Start of SOURCE DATA
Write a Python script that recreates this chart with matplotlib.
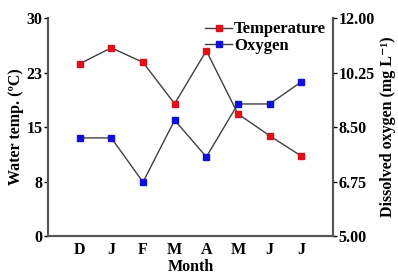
import matplotlib.pyplot as plt

months = ["D", "J", "F", "M", "A", "M", "J", "J"]
temperature = [23.7, 25.9, 23.9, 18.2, 25.5, 16.8, 13.8, 11.0]
oxygen = [8.15, 8.15, 6.73, 8.72, 7.54, 9.24, 9.24, 9.95]

left_ticks = [0, 7.5, 15, 22.5, 30]
left_labels = ["0", "8", "15", "23", "30"]
right_ticks = [5.0, 6.75, 8.5, 10.25, 12.0]

plt.rcParams['font.family'] = ['Liberation Serif', 'DejaVu Serif']
plt.rcParams['font.weight'] = 'bold'

fig = plt.figure(figsize=(3.98, 2.77), dpi=100)
ax = fig.add_axes([0.1206, 0.148, 0.716, 0.787])
ax2 = ax.twinx()

x = list(range(1, len(months) + 1))
line_col = "#404040"
ax.plot(x, temperature, color=line_col, lw=1, marker="s", ms=5,
        mfc="#e0101a", mec="#e0101a", label="Temperature")
ax2.plot(x, oxygen, color=line_col, lw=1, marker="s", ms=5,
         mfc="#1010d8", mec="#1010d8", label="Oxygen")

ax.set_xlim(0, 9)
ax.set_ylim(0, 30)
ax2.set_ylim(5, 12)
ax.set_xticks(x)
ax.set_xticklabels(months)
ax.set_yticks(left_ticks)
ax.set_yticklabels(left_labels)
ax2.set_yticks(right_ticks)
ax2.set_yticklabels([f"{v:.2f}" for v in right_ticks])

for a in (ax, ax2):
    a.spines['top'].set_visible(False)
    for s in ('left', 'right', 'bottom'):
        a.spines[s].set_color("#555555")
        a.spines[s].set_linewidth(1.5)
    a.tick_params(labelsize=11.5, length=3, width=1, colors="black", pad=1)
ax.tick_params(axis='x', length=0, pad=4)

ax.set_xlabel("Month", fontsize=11.5, fontweight='bold', labelpad=1)
ax.set_ylabel("Water temp. (ºC)", fontsize=11.5, fontweight='bold', labelpad=2)
ax2.set_ylabel("Dissolved oxygen (mg L\u207b\u00b9)", fontsize=11.5,
               fontweight='bold', labelpad=4)

h1, l1 = ax.get_legend_handles_labels()
h2, l2 = ax2.get_legend_handles_labels()
ax.legend(h1 + h2, l1 + l2, loc="upper right", bbox_to_anchor=(1.01, 1.03),
          frameon=False, fontsize=12, handlelength=1.6, handletextpad=0.1,
          borderaxespad=0.2, labelspacing=0.05)

fig.savefig("out.png", dpi=100)
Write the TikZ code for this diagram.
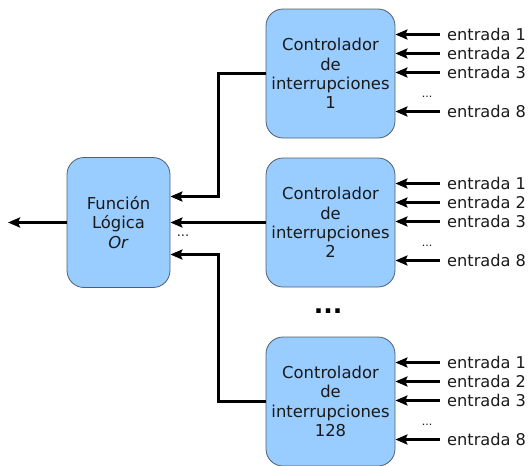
End of SOURCE DATA
Skip the pictures and print each record exactly as it stands.

Write a Python script that recreates this chart with matplotlib.
import matplotlib.pyplot as plt

months = ["D", "J", "F", "M", "A", "M", "J", "J"]
temperature = [23.7, 25.9, 23.9, 18.2, 25.5, 16.8, 13.8, 11.0]
oxygen = [8.15, 8.15, 6.73, 8.72, 7.54, 9.24, 9.24, 9.95]

left_ticks = [0, 7.5, 15, 22.5, 30]
left_labels = ["0", "8", "15", "23", "30"]
right_ticks = [5.0, 6.75, 8.5, 10.25, 12.0]

plt.rcParams['font.family'] = ['Liberation Serif', 'DejaVu Serif']
plt.rcParams['font.weight'] = 'bold'

fig = plt.figure(figsize=(3.98, 2.77), dpi=100)
ax = fig.add_axes([0.1206, 0.148, 0.716, 0.787])
ax2 = ax.twinx()

x = list(range(1, len(months) + 1))
line_col = "#404040"
ax.plot(x, temperature, color=line_col, lw=1, marker="s", ms=5,
        mfc="#e0101a", mec="#e0101a", label="Temperature")
ax2.plot(x, oxygen, color=line_col, lw=1, marker="s", ms=5,
         mfc="#1010d8", mec="#1010d8", label="Oxygen")

ax.set_xlim(0, 9)
ax.set_ylim(0, 30)
ax2.set_ylim(5, 12)
ax.set_xticks(x)
ax.set_xticklabels(months)
ax.set_yticks(left_ticks)
ax.set_yticklabels(left_labels)
ax2.set_yticks(right_ticks)
ax2.set_yticklabels([f"{v:.2f}" for v in right_ticks])

for a in (ax, ax2):
    a.spines['top'].set_visible(False)
    for s in ('left', 'right', 'bottom'):
        a.spines[s].set_color("#555555")
        a.spines[s].set_linewidth(1.5)
    a.tick_params(labelsize=11.5, length=3, width=1, colors="black", pad=1)
ax.tick_params(axis='x', length=0, pad=4)

ax.set_xlabel("Month", fontsize=11.5, fontweight='bold', labelpad=1)
ax.set_ylabel("Water temp. (ºC)", fontsize=11.5, fontweight='bold', labelpad=2)
ax2.set_ylabel("Dissolved oxygen (mg L\u207b\u00b9)", fontsize=11.5,
               fontweight='bold', labelpad=4)

h1, l1 = ax.get_legend_handles_labels()
h2, l2 = ax2.get_legend_handles_labels()
ax.legend(h1 + h2, l1 + l2, loc="upper right", bbox_to_anchor=(1.01, 1.03),
          frameon=False, fontsize=12, handlelength=1.6, handletextpad=0.1,
          borderaxespad=0.2, labelspacing=0.05)

fig.savefig("out.png", dpi=100)
Write the TikZ code for this diagram.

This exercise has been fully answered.